--- TASK TO COMPLETE ---
Copy every line from the data below in which the string "React" can be found.
* start SUPPLIED MATERIAL *
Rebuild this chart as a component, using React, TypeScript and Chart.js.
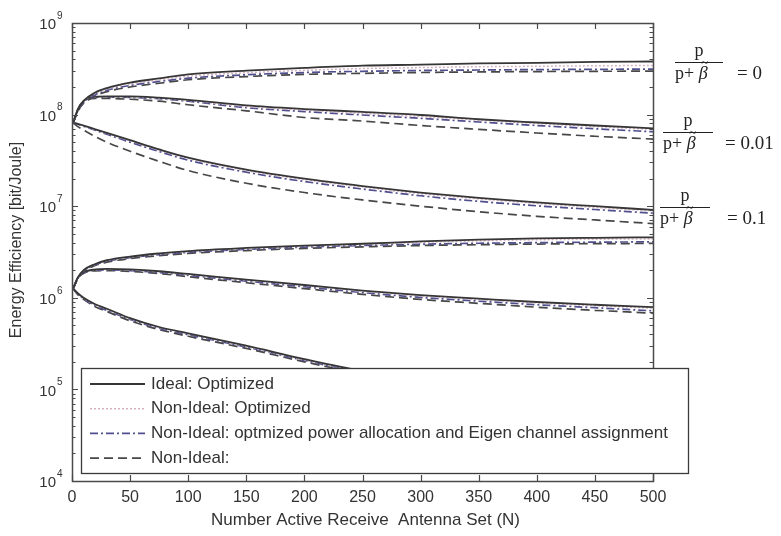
import React, { useEffect, useRef } from "react";
import { Chart, registerables } from "chart.js";

Chart.register(...registerables);

// ---------- DATA ----------
const N = [1, 5, 10, 20, 30, 50, 75, 100, 150, 200, 250, 300, 350, 400, 450, 500];

// upper family (starts ~8e7)
const hiIdeal0 = [8.13e7, 1.12e8, 1.41e8, 1.74e8, 1.95e8, 2.24e8, 2.48e8, 2.75e8, 3.02e8, 3.24e8, 3.43e8, 3.51e8, 3.63e8, 3.67e8, 3.76e8, 3.8e8];
const hiDotted0 = [8.1e7, 1.11e8, 1.39e8, 1.7e8, 1.9e8, 2.16e8, 2.38e8, 2.62e8, 2.86e8, 3.04e8, 3.18e8, 3.26e8, 3.33e8, 3.37e8, 3.41e8, 3.44e8];
const hiDashDot0 = [8.1e7, 1.1e8, 1.36e8, 1.65e8, 1.84e8, 2.08e8, 2.3e8, 2.5e8, 2.72e8, 2.88e8, 2.97e8, 3.03e8, 3.07e8, 3.1e8, 3.12e8, 3.14e8];
const hiDashed0 = [8.1e7, 1.08e8, 1.33e8, 1.6e8, 1.78e8, 2.0e8, 2.2e8, 2.4e8, 2.6e8, 2.75e8, 2.82e8, 2.88e8, 2.92e8, 2.95e8, 2.97e8, 2.98e8];

const hiIdeal001 = [8.13e7, 1.15e8, 1.41e8, 1.57e8, 1.58e8, 1.58e8, 1.53e8, 1.45e8, 1.26e8, 1.15e8, 1.07e8, 9.9e7, 8.9e7, 8.2e7, 7.6e7, 7.08e7];
const hiDotted001 = [8.1e7, 1.15e8, 1.4e8, 1.56e8, 1.57e8, 1.56e8, 1.51e8, 1.43e8, 1.22e8, 1.12e8, 1.03e8, 9.5e7, 8.7e7, 8.0e7, 7.4e7, 6.9e7];
const hiDashDot001 = [8.1e7, 1.14e8, 1.39e8, 1.54e8, 1.55e8, 1.54e8, 1.49e8, 1.4e8, 1.19e8, 1.08e8, 9.9e7, 9.1e7, 8.3e7, 7.6e7, 7.0e7, 6.5e7];
const hiDashed001 = [8.1e7, 1.12e8, 1.35e8, 1.5e8, 1.5e8, 1.47e8, 1.4e8, 1.28e8, 1.1e8, 9.3e7, 8.5e7, 7.6e7, 6.9e7, 6.3e7, 5.8e7, 5.4e7];

const hiIdeal01 = [8.13e7, 7.94e7, 7.59e7, 6.92e7, 6.31e7, 5.25e7, 4.17e7, 3.39e7, 2.51e7, 2.0e7, 1.66e7, 1.41e7, 1.23e7, 1.1e7, 1.0e7, 9.1e6];
const hiDotted01 = [8.1e7, 7.9e7, 7.55e7, 6.85e7, 6.25e7, 5.18e7, 4.1e7, 3.32e7, 2.45e7, 1.95e7, 1.62e7, 1.37e7, 1.2e7, 1.07e7, 9.7e6, 8.9e6];
const hiDashDot01 = [8.1e7, 7.85e7, 7.45e7, 6.75e7, 6.1e7, 5.0e7, 3.95e7, 3.18e7, 2.35e7, 1.86e7, 1.54e7, 1.3e7, 1.13e7, 1.01e7, 9.2e6, 8.4e6];
const hiDashed01 = [8.1e7, 7.4e7, 6.76e7, 5.75e7, 5.0e7, 3.98e7, 3.09e7, 2.45e7, 1.78e7, 1.41e7, 1.17e7, 1.0e7, 8.7e6, 7.76e6, 7.08e6, 6.46e6];

// lower family (starts ~1.26e6)
const loIdeal0 = [1.26e6, 1.66e6, 2.0e6, 2.34e6, 2.57e6, 2.82e6, 3.05e6, 3.24e6, 3.5e6, 3.72e6, 3.89e6, 4.12e6, 4.32e6, 4.45e6, 4.52e6, 4.57e6];
const loDotted0 = [1.26e6, 1.65e6, 1.98e6, 2.32e6, 2.54e6, 2.79e6, 3.01e6, 3.2e6, 3.45e6, 3.66e6, 3.82e6, 4.02e6, 4.18e6, 4.3e6, 4.36e6, 4.4e6];
const loDashDot0 = [1.26e6, 1.64e6, 1.96e6, 2.3e6, 2.5e6, 2.75e6, 2.96e6, 3.13e6, 3.38e6, 3.58e6, 3.73e6, 3.85e6, 3.94e6, 4.0e6, 4.05e6, 4.08e6];
const loDashed0 = [1.26e6, 1.62e6, 1.93e6, 2.25e6, 2.45e6, 2.68e6, 2.88e6, 3.05e6, 3.28e6, 3.46e6, 3.6e6, 3.72e6, 3.8e6, 3.86e6, 3.9e6, 3.92e6];

const loIdeal001 = [1.26e6, 1.66e6, 1.9e6, 2.04e6, 2.07e6, 2.04e6, 1.95e6, 1.82e6, 1.58e6, 1.38e6, 1.2e6, 1.07e6, 9.8e5, 9.0e5, 8.4e5, 7.9e5];
const loDotted001 = [1.26e6, 1.65e6, 1.89e6, 2.02e6, 2.05e6, 2.02e6, 1.93e6, 1.8e6, 1.56e6, 1.36e6, 1.18e6, 1.05e6, 9.6e5, 8.8e5, 8.2e5, 7.7e5];
const loDashDot001 = [1.26e6, 1.64e6, 1.87e6, 2.0e6, 2.02e6, 1.98e6, 1.89e6, 1.76e6, 1.52e6, 1.32e6, 1.14e6, 1.01e6, 9.2e5, 8.4e5, 7.8e5, 7.2e5];
const loDashed001 = [1.26e6, 1.62e6, 1.85e6, 1.97e6, 1.98e6, 1.94e6, 1.84e6, 1.7e6, 1.46e6, 1.26e6, 1.09e6, 9.6e5, 8.7e5, 7.9e5, 7.3e5, 6.8e5];

const loIdeal01 = [1.26e6, 1.12e6, 1.0e6, 8.5e5, 7.6e5, 6.0e5, 4.8e5, 4.1e5, 3.0e5, 2.14e5, 1.58e5, 1.26e5, 1.05e5, 8.9e4, 7.8e4, 6.8e4];
const loDotted01 = [1.26e6, 1.11e6, 9.9e5, 8.4e5, 7.5e5, 5.9e5, 4.75e5, 4.05e5, 2.95e5, 2.1e5, 1.56e5, 1.24e5, 1.03e5, 8.8e4, 7.7e4, 6.7e4];
const loDashDot01 = [1.26e6, 1.1e6, 9.8e5, 8.2e5, 7.3e5, 5.8e5, 4.65e5, 3.95e5, 2.9e5, 2.07e5, 1.53e5, 1.22e5, 1.01e5, 8.6e4, 7.5e4, 6.5e4];
const loDashed01 = [1.26e6, 1.08e6, 9.6e5, 8.0e5, 7.1e5, 5.6e5, 4.5e5, 3.8e5, 2.8e5, 2.0e5, 1.48e5, 1.18e5, 9.8e4, 8.3e4, 7.2e4, 6.3e4];

const xTicks = [0, 50, 100, 150, 200, 250, 300, 350, 400, 450, 500];
const yDecades = [4, 5, 6, 7, 8, 9];
const legendLabels = [
  "Ideal: Optimized",
  "Non-Ideal: Optimized",
  "Non-Ideal: optmized power allocation and Eigen channel assignment",
  "Non-Ideal:",
];
const ratioLabels = ["0", "0.01", "0.1"];
const xTitle = "Number Active Receive  Antenna Set (N)";
const yTitle = "Energy Efficiency [bit/Joule]";

// ---------- STYLES ----------
const styles = [
  { color: "#363636", dash: [] as number[], width: 1.8 },
  { color: "#d7b3c2", dash: [2, 2], width: 1.5 },
  { color: "#50508e", dash: [8, 3, 2, 3], width: 1.7 },
  { color: "#474747", dash: [9, 5], width: 1.7 },
];

const groups = [
  [hiIdeal0, hiDotted0, hiDashDot0, hiDashed0],
  [hiIdeal001, hiDotted001, hiDashDot001, hiDashed001],
  [hiIdeal01, hiDotted01, hiDashDot01, hiDashed01],
  [loIdeal0, loDotted0, loDashDot0, loDashed0],
  [loIdeal001, loDotted001, loDashDot001, loDashed001],
  [loIdeal01, loDotted01, loDashDot01, loDashed01],
];

const SANS = "'Liberation Sans', Arial, sans-serif";
const SERIF = "'Liberation Serif', 'Times New Roman', serif";

const overlay = {
  id: "overlay",
  afterDatasetsDraw(chart: any) {
    const { ctx, chartArea: a, scales } = chart;
    const x = scales.x;
    const y = scales.y;
    ctx.save();
    ctx.strokeStyle = "#4a4a4a";
    ctx.lineWidth = 1.2;
    ctx.setLineDash([]);
    // x ticks
    for (const t of xTicks) {
      const px = Math.round(x.getPixelForValue(t)) + 0.5;
      ctx.beginPath();
      ctx.moveTo(px, a.bottom);
      ctx.lineTo(px, a.bottom - 6);
      ctx.moveTo(px, a.top);
      ctx.lineTo(px, a.top + 6);
      ctx.stroke();
    }
    // y ticks (major + minor)
    for (const e of yDecades) {
      for (let m = 1; m <= 9; m++) {
        if (e === 9 && m > 1) break;
        const py = Math.round(y.getPixelForValue(m * Math.pow(10, e))) + 0.5;
        const len = m === 1 ? 6 : 3.5;
        ctx.beginPath();
        ctx.moveTo(a.left, py);
        ctx.lineTo(a.left + len, py);
        ctx.moveTo(a.right, py);
        ctx.lineTo(a.right - len, py);
        ctx.stroke();
      }
    }
    // box
    ctx.lineWidth = 1.5;
    ctx.strokeRect(Math.round(a.left) + 0.5, Math.round(a.top) + 0.5, Math.round(a.width), Math.round(a.height));

    // tick labels
    ctx.fillStyle = "#333";
    ctx.font = `16px ${SANS}`;
    ctx.textAlign = "center";
    ctx.textBaseline = "middle";
    for (const t of xTicks) {
      ctx.fillText(String(t), x.getPixelForValue(t), a.bottom + 17);
    }
    for (const e of yDecades) {
      const py = y.getPixelForValue(Math.pow(10, e));
      ctx.font = `15px ${SANS}`;
      ctx.textAlign = "right";
      ctx.fillText("10", a.left - 16, py + 2);
      ctx.font = `10px ${SANS}`;
      ctx.textAlign = "left";
      ctx.fillText(String(e), a.left - 15, py - 7);
    }
    // titles
    ctx.font = `17px ${SANS}`;
    ctx.textAlign = "center";
    ctx.fillText(xTitle, (a.left + a.right) / 2 + 3, a.bottom + 39);
    ctx.save();
    ctx.font = `16px ${SANS}`;
    ctx.translate(17, 240);
    ctx.rotate(-Math.PI / 2);
    ctx.fillText(yTitle, 0, 0);
    ctx.restore();

    // legend
    const lx = 81, ly = 368, lw = 607, lh = 105;
    ctx.fillStyle = "#fff";
    ctx.fillRect(lx, ly, lw, lh);
    ctx.strokeStyle = "#3a3a3a";
    ctx.lineWidth = 1.3;
    ctx.strokeRect(lx + 0.5, ly + 0.5, lw, lh);
    legendLabels.forEach((lab, i) => {
      const yy = ly + 16 + i * 24.7;
      const s = styles[i];
      ctx.strokeStyle = s.color;
      ctx.lineWidth = s.width;
      ctx.setLineDash(s.dash);
      ctx.beginPath();
      ctx.moveTo(lx + 9, yy);
      ctx.lineTo(lx + 64, yy);
      ctx.stroke();
      ctx.setLineDash([]);
      ctx.fillStyle = "#333";
      ctx.font = `17px ${SANS}`;
      ctx.textAlign = "left";
      ctx.textBaseline = "middle";
      ctx.fillText(lab, lx + 70, yy);
    });

    // ratio annotations
    const ann = [
      { x0: 675, x1: 723, yl: 62, eqx: 737 },
      { x0: 663, x1: 713, yl: 132, eqx: 725 },
      { x0: 660, x1: 710, yl: 207, eqx: 727 },
    ];
    ann.forEach((p, i) => {
      ctx.fillStyle = "#222";
      ctx.strokeStyle = "#222";
      ctx.lineWidth = 1.2;
      ctx.beginPath();
      ctx.moveTo(p.x0, p.yl + 0.5);
      ctx.lineTo(p.x1, p.yl + 0.5);
      ctx.stroke();
      ctx.font = `18px ${SERIF}`;
      ctx.textAlign = "center";
      ctx.textBaseline = "middle";
      ctx.fillText("p", (p.x0 + p.x1) / 2, p.yl - 11);
      ctx.textAlign = "left";
      ctx.fillText("p+ ", p.x0, p.yl + 12);
      const w = ctx.measureText("p+ ").width;
      ctx.font = `italic 18px ${SERIF}`;
      ctx.fillText("\u03B2", p.x0 + w, p.yl + 12);
      const bw = ctx.measureText("\u03B2").width;
      ctx.font = `13px ${SERIF}`;
      ctx.fillText("~", p.x0 + w + bw / 2 - 2, p.yl + 2);
      ctx.font = `19px ${SERIF}`;
      ctx.fillText("= " + ratioLabels[i], p.eqx, p.yl + 12);
    });
    ctx.restore();
  },
};

export default function App() {
  const ref = useRef<HTMLCanvasElement | null>(null);
  useEffect(() => {
    if (!ref.current) return;
    const datasets: any[] = [];
    groups.forEach((g) => {
      g.forEach((arr, si) => {
        const s = styles[si];
        datasets.push({
          label: legendLabels[si],
          data: N.map((n, k) => ({ x: n, y: arr[k] })),
          borderColor: s.color,
          borderWidth: s.width,
          borderDash: s.dash,
          pointRadius: 0,
          fill: false,
          cubicInterpolationMode: "monotone",
        });
      });
    });
    const chart = new Chart(ref.current, {
      type: "line",
      data: { datasets },
      options: {
        animation: false,
        responsive: false,
        devicePixelRatio: 1,
        layout: { padding: { left: 72, top: 23, right: 128, bottom: 55 } },
        plugins: { legend: { display: false }, tooltip: { enabled: false } },
        scales: {
          x: { type: "linear", min: 0, max: 500, display: false },
          y: { type: "logarithmic", min: 1e4, max: 1e9, display: false },
        },
      },
      plugins: [overlay],
    });
    return () => chart.destroy();
  }, []);
  return (
    <div style={{ position: "absolute", left: 0, top: 0, width: 781, height: 536, background: "#fff" }}>
      <canvas ref={ref} width={781} height={536} />
    </div>
  );
}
* end SUPPLIED MATERIAL *
--- RESPONSE TO THIS TASK ---
Rebuild this chart as a component, using React, TypeScript and Chart.js.
import React, { useEffect, useRef } from "react";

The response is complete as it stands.